• **Exercise requirements**:
Beneath this line are entries. Copy the range from the line with "Emit a web page" to the line with "const yTicks = [30,35,40,45,50,55,60];", ends included, exactly; leave pictures out.

• **Dataset rows**:
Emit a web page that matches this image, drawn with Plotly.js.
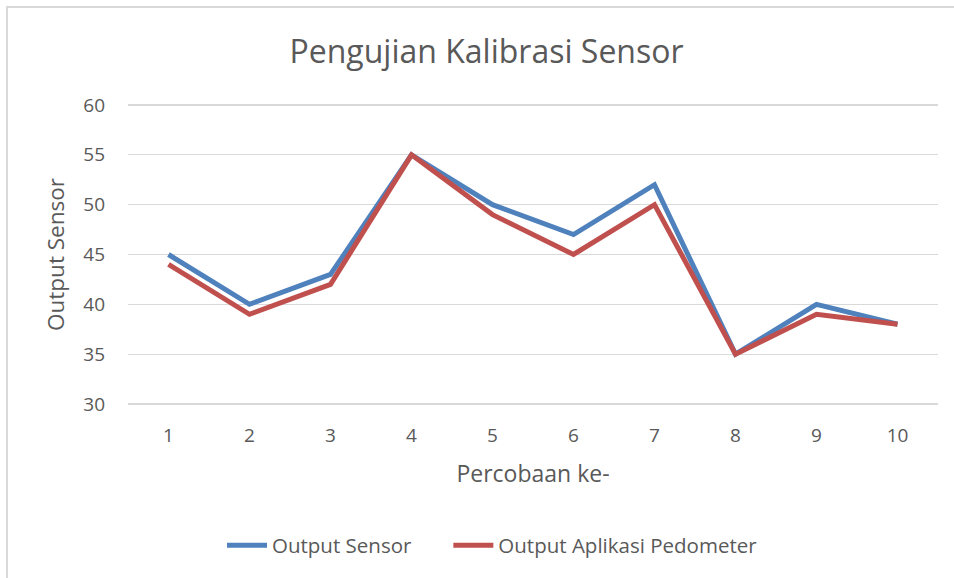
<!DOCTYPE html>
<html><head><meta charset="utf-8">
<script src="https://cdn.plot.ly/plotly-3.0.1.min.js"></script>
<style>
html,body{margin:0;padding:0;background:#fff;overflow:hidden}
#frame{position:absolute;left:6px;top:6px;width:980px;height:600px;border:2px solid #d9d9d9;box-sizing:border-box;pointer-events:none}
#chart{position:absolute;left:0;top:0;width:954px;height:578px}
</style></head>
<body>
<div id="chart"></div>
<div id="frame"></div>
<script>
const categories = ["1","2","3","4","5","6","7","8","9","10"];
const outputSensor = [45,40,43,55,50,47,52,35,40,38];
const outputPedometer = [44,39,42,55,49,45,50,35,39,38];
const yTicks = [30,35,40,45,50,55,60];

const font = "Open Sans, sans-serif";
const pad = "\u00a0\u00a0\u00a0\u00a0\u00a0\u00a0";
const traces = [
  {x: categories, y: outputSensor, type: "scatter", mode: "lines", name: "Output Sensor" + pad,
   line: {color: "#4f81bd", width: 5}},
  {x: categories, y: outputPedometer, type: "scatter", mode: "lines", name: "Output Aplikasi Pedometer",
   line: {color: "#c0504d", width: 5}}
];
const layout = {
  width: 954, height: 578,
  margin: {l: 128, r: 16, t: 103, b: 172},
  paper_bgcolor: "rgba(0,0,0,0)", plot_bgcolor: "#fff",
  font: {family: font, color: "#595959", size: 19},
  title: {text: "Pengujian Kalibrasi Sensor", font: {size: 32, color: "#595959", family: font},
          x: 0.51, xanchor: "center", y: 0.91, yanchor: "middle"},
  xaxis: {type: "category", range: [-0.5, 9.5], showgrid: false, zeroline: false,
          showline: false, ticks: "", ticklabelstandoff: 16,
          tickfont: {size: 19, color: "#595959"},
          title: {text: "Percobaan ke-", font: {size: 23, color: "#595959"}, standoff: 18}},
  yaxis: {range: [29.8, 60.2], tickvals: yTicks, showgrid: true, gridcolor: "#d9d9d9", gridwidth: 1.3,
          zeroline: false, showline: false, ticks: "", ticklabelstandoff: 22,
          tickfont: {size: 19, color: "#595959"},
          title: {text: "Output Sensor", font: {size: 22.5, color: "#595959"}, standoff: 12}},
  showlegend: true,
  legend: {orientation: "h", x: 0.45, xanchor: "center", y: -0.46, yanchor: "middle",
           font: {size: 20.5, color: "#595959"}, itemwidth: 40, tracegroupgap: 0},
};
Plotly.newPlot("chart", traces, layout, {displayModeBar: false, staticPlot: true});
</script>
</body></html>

...

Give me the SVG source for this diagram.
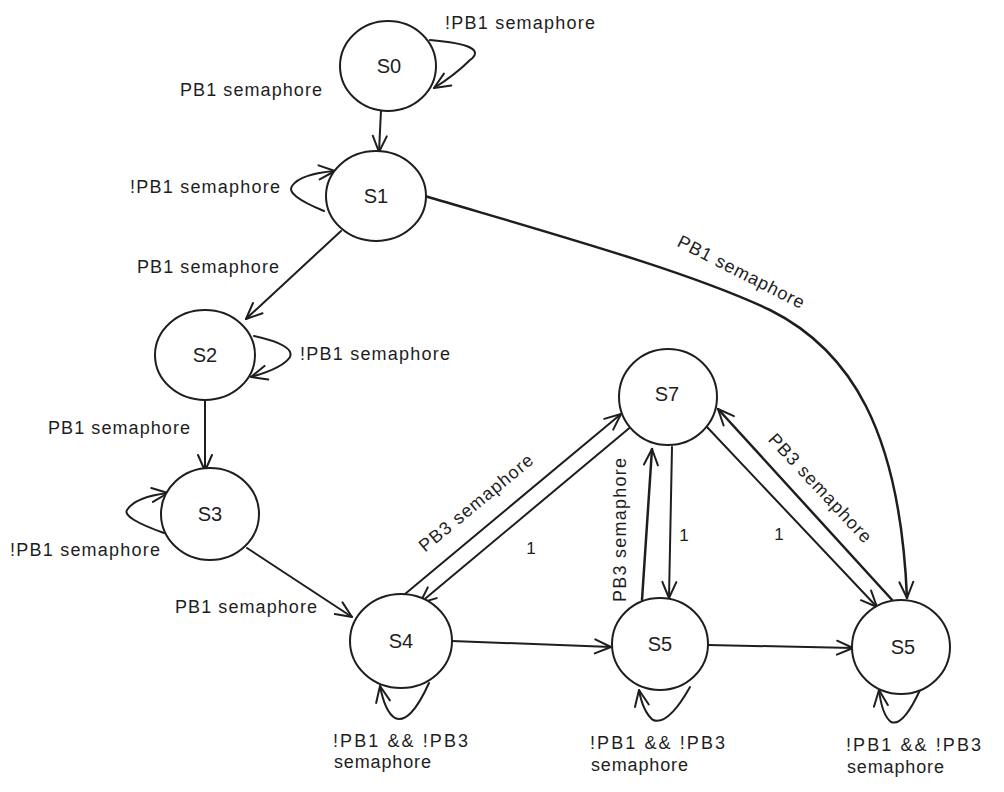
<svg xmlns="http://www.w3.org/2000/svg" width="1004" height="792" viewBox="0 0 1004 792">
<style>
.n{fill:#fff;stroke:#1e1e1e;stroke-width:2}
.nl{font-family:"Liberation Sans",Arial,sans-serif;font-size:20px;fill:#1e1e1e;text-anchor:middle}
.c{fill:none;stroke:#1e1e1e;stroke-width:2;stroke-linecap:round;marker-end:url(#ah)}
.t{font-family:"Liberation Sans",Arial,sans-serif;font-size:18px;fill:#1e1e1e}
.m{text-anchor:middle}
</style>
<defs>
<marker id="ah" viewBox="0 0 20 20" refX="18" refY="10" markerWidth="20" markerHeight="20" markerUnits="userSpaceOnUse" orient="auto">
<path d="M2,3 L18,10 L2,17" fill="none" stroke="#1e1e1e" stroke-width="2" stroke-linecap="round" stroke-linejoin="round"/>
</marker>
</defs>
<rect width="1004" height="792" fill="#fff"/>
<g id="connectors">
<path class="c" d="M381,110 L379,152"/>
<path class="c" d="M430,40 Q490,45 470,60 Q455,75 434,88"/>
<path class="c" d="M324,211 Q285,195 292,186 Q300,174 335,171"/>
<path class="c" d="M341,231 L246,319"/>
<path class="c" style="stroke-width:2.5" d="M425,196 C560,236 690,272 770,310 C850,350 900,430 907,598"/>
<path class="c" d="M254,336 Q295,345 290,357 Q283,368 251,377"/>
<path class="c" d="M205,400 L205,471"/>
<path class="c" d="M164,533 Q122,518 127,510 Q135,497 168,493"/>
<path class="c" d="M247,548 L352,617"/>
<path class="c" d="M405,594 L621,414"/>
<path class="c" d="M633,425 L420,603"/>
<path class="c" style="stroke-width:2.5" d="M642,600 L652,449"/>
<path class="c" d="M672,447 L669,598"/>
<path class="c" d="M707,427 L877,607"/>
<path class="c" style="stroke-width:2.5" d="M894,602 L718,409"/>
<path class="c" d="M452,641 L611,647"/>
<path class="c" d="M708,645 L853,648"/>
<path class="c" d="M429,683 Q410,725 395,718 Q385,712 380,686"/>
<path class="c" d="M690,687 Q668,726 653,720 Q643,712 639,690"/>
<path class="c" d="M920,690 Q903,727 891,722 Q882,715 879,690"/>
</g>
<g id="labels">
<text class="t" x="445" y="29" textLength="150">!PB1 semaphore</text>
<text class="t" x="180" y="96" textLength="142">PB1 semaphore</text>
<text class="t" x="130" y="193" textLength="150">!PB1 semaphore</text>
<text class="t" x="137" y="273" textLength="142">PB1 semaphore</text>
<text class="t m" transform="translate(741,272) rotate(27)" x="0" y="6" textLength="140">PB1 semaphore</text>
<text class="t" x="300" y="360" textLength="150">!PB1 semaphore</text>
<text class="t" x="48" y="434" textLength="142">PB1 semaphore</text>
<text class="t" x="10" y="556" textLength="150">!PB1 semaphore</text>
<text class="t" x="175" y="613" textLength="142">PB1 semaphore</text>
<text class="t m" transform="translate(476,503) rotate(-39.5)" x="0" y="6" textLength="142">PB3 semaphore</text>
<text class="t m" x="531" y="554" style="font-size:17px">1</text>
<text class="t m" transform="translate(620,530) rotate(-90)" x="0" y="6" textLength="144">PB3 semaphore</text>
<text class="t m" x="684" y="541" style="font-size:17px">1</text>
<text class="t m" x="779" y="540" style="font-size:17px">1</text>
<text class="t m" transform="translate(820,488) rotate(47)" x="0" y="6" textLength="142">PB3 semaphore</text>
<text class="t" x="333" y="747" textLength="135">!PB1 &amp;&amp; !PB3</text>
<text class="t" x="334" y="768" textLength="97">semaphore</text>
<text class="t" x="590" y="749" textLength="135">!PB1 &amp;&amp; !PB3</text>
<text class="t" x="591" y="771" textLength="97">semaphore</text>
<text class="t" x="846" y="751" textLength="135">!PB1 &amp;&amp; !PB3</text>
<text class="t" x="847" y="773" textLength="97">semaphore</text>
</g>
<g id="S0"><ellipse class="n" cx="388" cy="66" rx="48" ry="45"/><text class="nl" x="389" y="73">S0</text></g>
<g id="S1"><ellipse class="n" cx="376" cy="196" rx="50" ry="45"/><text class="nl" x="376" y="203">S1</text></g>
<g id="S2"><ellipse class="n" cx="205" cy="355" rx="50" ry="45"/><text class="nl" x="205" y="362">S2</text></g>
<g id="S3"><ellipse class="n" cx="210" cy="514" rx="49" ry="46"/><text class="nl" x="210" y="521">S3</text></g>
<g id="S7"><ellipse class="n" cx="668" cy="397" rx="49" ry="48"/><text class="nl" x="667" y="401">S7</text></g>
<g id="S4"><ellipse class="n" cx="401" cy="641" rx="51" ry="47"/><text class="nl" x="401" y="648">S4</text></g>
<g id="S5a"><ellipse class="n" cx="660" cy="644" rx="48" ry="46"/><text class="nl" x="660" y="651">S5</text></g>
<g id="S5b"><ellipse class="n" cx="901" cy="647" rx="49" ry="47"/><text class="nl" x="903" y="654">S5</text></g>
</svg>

* * *

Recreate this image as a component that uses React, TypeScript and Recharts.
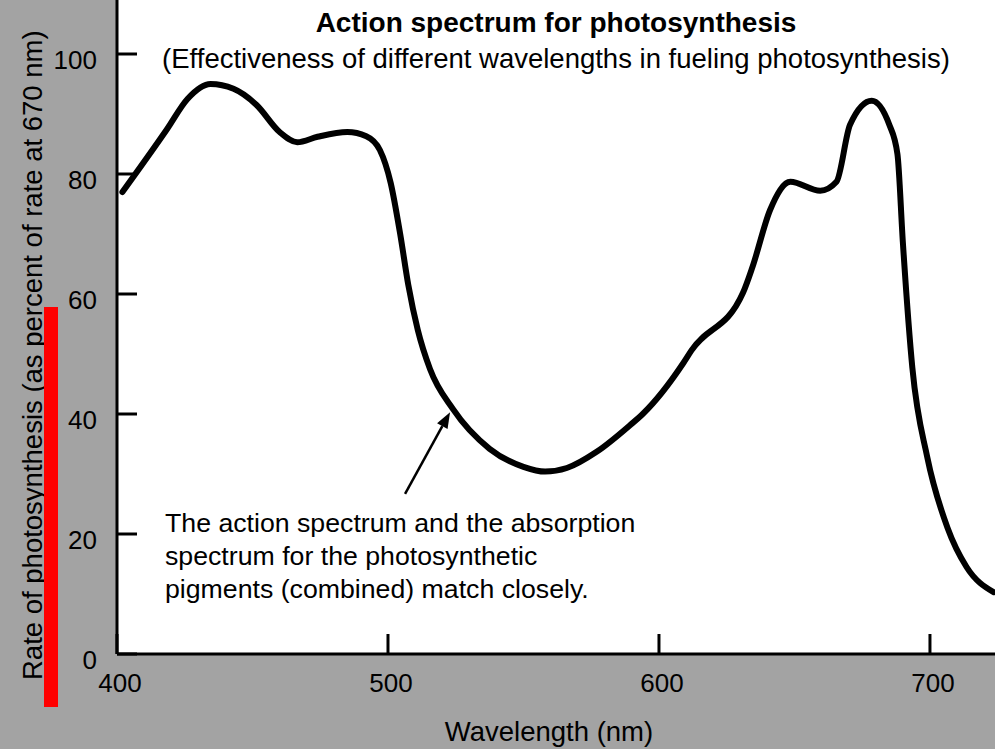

• **Completed exercise**:
Emit a web page that matches this image, drawn with Plotly.js.
<!DOCTYPE html>
<html><head><meta charset="utf-8">
<script src="https://cdn.plot.ly/plotly-3.0.1.min.js"></script>
<style>
html,body{margin:0;padding:0;background:#fff;overflow:hidden}
#frame{position:absolute;left:6px;top:6px;width:980px;height:600px;border:2px solid #d9d9d9;box-sizing:border-box;pointer-events:none}
#chart{position:absolute;left:0;top:0;width:954px;height:578px}
</style></head>
<body>
<div id="chart"></div>
<div id="frame"></div>
<script>
const categories = ["1","2","3","4","5","6","7","8","9","10"];
const outputSensor = [45,40,43,55,50,47,52,35,40,38];
const outputPedometer = [44,39,42,55,49,45,50,35,39,38];
const yTicks = [30,35,40,45,50,55,60];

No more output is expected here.